* [Information supplied]:
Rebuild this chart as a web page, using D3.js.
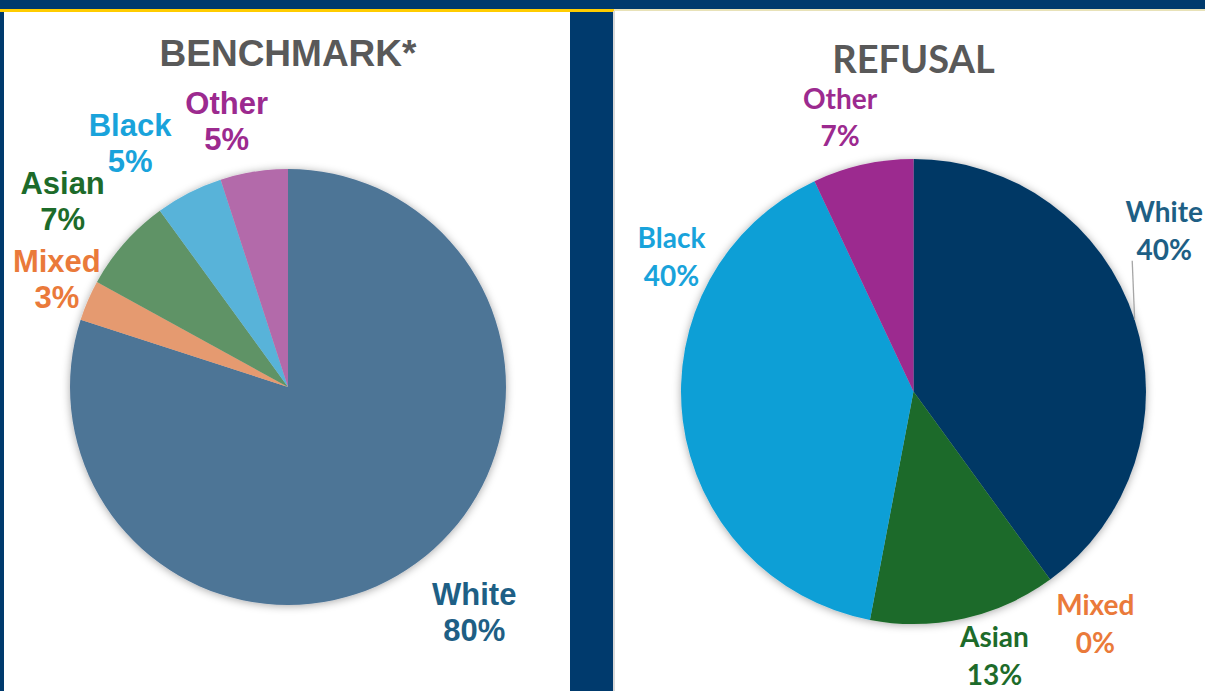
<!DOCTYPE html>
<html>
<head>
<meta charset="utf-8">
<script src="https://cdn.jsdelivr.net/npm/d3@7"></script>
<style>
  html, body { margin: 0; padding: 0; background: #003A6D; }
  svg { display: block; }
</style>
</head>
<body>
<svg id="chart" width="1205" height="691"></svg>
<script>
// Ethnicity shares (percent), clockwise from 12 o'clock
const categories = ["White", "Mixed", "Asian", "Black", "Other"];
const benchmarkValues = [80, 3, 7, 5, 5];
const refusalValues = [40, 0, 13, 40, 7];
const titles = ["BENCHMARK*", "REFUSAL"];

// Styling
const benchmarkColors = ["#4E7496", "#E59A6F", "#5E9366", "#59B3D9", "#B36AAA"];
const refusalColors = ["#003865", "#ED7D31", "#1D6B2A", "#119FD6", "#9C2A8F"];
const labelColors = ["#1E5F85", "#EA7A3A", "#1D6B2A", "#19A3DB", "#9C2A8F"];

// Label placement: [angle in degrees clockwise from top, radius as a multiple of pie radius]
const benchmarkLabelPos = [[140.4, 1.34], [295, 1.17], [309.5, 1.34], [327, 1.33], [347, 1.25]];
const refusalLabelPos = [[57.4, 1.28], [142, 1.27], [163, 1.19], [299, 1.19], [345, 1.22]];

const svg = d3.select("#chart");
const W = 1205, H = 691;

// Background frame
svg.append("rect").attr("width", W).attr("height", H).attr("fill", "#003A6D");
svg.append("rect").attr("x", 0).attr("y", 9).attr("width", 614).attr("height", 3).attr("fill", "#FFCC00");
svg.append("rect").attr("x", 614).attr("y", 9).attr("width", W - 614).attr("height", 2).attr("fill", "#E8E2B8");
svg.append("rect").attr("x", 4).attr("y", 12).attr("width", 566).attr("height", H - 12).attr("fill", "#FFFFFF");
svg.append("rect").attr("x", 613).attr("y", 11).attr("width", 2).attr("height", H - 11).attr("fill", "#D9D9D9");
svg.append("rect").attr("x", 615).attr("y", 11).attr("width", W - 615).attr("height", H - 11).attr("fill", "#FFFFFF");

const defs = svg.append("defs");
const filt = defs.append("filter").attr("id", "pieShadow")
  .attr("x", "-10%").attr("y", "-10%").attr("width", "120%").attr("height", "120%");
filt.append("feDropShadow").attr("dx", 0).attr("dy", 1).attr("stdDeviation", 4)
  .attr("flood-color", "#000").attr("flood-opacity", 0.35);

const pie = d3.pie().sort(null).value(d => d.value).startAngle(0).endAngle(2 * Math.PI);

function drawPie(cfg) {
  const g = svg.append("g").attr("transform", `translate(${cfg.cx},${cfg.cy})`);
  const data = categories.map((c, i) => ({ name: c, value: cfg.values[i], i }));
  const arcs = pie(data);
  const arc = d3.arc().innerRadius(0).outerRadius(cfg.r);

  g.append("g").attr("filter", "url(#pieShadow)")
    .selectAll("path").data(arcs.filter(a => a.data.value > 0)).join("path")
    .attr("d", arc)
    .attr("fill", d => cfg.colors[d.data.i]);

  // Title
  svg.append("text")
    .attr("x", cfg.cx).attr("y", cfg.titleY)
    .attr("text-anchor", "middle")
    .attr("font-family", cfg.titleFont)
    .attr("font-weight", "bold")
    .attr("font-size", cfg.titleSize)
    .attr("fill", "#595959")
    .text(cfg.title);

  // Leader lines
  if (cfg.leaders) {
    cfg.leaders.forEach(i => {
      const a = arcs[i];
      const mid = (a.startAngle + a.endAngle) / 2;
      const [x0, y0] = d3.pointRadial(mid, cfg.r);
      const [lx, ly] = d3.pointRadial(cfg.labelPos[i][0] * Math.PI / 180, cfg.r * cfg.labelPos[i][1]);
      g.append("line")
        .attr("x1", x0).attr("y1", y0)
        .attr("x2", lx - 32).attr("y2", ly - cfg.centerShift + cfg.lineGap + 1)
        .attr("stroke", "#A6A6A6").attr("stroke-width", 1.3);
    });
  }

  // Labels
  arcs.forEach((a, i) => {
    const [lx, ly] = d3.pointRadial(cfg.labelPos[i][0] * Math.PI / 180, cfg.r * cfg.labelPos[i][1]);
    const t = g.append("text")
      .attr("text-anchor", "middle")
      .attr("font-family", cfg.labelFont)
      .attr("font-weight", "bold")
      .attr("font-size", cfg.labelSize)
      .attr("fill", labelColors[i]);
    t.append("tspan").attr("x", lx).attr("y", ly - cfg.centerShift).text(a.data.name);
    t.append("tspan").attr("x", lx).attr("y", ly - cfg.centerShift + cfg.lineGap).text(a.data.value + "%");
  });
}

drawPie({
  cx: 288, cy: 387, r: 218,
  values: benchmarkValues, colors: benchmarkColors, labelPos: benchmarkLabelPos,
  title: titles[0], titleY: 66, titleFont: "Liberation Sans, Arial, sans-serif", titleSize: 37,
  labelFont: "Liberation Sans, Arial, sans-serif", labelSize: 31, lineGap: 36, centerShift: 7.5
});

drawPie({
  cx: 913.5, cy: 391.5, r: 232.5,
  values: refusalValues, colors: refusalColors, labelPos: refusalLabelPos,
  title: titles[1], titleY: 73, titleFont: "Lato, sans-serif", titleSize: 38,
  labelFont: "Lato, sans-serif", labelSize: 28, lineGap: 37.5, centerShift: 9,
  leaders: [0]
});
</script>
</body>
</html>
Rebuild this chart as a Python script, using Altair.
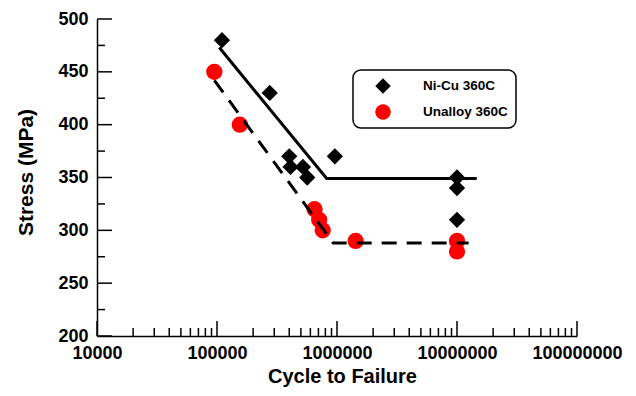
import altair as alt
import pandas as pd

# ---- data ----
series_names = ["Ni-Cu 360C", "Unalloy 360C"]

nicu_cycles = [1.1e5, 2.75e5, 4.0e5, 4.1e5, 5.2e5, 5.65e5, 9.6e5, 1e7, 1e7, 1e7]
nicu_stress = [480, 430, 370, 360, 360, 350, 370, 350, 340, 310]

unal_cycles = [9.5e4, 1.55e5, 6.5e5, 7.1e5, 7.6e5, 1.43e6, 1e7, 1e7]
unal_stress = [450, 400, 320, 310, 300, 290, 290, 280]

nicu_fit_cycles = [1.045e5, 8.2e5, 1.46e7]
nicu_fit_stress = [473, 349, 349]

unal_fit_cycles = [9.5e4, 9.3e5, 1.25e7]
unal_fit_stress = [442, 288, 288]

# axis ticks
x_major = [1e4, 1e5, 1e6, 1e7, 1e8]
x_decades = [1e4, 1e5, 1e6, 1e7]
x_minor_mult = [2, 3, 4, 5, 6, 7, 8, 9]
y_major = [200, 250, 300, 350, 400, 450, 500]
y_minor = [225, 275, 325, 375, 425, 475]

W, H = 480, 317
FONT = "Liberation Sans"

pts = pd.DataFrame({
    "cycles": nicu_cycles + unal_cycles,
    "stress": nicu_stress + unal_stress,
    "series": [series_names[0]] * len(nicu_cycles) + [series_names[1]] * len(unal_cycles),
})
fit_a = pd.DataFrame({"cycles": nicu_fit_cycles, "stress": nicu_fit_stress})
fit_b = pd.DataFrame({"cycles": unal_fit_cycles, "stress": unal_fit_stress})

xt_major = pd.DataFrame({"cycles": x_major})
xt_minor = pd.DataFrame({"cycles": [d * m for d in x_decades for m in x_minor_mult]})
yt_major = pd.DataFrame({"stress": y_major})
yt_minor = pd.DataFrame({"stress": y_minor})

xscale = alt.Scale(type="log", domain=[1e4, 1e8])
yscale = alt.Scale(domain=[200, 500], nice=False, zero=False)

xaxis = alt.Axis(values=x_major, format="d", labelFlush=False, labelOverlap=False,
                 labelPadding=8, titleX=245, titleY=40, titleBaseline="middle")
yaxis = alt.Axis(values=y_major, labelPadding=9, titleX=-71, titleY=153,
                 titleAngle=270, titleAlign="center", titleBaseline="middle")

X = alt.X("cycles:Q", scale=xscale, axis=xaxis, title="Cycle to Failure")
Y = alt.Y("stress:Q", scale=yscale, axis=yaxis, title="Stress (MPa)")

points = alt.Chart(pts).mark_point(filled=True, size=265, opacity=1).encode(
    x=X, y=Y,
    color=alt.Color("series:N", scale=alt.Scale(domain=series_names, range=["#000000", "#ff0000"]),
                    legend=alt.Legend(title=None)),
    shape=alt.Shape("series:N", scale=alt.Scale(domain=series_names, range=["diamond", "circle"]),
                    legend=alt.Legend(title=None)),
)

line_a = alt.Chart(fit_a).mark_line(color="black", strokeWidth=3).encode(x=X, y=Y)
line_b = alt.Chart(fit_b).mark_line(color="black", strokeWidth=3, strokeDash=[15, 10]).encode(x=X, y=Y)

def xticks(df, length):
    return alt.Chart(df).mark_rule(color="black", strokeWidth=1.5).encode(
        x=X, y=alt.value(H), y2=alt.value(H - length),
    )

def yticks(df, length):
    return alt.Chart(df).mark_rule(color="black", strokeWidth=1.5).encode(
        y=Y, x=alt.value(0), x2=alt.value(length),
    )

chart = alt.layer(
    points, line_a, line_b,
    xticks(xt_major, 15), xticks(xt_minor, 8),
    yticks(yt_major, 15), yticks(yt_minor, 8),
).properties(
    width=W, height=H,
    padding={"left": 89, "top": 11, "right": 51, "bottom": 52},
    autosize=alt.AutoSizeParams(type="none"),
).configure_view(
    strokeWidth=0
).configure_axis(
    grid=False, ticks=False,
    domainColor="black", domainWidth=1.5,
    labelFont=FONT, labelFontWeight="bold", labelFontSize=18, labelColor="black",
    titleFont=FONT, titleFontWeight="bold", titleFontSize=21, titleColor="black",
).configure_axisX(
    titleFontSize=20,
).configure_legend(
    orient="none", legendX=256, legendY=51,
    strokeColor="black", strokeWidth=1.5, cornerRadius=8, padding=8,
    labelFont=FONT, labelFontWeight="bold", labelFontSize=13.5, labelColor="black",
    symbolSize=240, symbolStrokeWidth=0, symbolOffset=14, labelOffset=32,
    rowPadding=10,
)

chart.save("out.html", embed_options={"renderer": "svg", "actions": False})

---

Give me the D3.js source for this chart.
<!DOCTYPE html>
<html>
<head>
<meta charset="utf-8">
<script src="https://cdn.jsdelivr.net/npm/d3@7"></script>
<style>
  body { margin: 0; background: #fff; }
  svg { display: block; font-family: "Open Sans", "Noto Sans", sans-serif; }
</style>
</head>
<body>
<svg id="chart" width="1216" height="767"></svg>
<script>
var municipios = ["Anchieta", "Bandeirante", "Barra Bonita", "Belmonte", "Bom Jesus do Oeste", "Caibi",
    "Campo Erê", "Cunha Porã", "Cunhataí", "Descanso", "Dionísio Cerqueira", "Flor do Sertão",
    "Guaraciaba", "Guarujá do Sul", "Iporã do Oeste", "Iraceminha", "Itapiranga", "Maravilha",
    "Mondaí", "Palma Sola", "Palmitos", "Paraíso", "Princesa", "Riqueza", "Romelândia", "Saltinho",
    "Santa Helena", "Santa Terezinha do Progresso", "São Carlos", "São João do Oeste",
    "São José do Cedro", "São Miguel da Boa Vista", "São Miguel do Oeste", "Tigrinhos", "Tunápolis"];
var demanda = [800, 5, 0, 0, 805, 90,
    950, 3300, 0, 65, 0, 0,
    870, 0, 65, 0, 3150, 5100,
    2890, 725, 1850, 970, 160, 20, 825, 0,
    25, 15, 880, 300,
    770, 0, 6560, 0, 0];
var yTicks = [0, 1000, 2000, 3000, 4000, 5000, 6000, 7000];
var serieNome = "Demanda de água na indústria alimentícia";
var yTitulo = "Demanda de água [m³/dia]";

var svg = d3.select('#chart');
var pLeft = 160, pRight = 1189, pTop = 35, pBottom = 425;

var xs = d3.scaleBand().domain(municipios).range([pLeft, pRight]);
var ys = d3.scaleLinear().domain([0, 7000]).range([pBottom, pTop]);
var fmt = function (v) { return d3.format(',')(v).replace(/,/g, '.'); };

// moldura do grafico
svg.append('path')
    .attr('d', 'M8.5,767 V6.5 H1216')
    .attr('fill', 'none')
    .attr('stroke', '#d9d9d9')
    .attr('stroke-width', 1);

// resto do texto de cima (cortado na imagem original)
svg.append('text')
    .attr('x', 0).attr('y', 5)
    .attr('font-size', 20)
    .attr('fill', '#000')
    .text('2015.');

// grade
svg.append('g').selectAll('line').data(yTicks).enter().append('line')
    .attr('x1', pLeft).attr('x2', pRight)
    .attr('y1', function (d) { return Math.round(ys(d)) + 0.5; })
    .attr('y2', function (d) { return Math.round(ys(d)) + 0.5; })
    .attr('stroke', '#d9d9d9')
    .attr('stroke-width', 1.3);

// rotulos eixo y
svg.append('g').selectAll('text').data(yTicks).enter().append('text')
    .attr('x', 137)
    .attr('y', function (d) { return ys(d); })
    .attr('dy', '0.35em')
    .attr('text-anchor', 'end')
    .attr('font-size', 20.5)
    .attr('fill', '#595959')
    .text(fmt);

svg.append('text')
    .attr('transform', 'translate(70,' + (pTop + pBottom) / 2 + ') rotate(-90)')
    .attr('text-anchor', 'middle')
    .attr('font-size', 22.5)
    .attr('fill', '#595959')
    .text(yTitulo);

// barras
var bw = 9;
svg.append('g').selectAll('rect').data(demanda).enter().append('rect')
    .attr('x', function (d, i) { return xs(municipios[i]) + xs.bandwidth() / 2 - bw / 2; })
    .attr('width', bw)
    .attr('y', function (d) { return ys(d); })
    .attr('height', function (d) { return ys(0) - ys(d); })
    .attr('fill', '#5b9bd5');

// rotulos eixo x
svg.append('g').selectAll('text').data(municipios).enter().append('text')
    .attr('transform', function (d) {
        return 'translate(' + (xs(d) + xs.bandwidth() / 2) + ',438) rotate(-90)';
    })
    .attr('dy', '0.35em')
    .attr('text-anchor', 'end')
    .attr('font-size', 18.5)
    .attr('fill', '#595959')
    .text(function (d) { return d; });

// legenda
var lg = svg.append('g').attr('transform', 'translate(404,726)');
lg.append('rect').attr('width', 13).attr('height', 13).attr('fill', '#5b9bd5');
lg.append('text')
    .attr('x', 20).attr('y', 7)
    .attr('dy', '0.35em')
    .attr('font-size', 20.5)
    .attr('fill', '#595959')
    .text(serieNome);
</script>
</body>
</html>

* [Requirements]:
Everything above from the line with "Rebuild this chart as a web" through the line with "const W = 1205, H = 691;" should be retyped exactly, and nothing else; omit pictures.

* [Response for this exercise]:
Rebuild this chart as a web page, using D3.js.
<!DOCTYPE html>
<html>
<head>
<meta charset="utf-8">
<script src="https://cdn.jsdelivr.net/npm/d3@7"></script>
<style>
  html, body { margin: 0; padding: 0; background: #003A6D; }
  svg { display: block; }
</style>
</head>
<body>
<svg id="chart" width="1205" height="691"></svg>
<script>
// Ethnicity shares (percent), clockwise from 12 o'clock
const categories = ["White", "Mixed", "Asian", "Black", "Other"];
const benchmarkValues = [80, 3, 7, 5, 5];
const refusalValues = [40, 0, 13, 40, 7];
const titles = ["BENCHMARK*", "REFUSAL"];

// Styling
const benchmarkColors = ["#4E7496", "#E59A6F", "#5E9366", "#59B3D9", "#B36AAA"];
const refusalColors = ["#003865", "#ED7D31", "#1D6B2A", "#119FD6", "#9C2A8F"];
const labelColors = ["#1E5F85", "#EA7A3A", "#1D6B2A", "#19A3DB", "#9C2A8F"];

// Label placement: [angle in degrees clockwise from top, radius as a multiple of pie radius]
const benchmarkLabelPos = [[140.4, 1.34], [295, 1.17], [309.5, 1.34], [327, 1.33], [347, 1.25]];
const refusalLabelPos = [[57.4, 1.28], [142, 1.27], [163, 1.19], [299, 1.19], [345, 1.22]];

const svg = d3.select("#chart");
const W = 1205, H = 691;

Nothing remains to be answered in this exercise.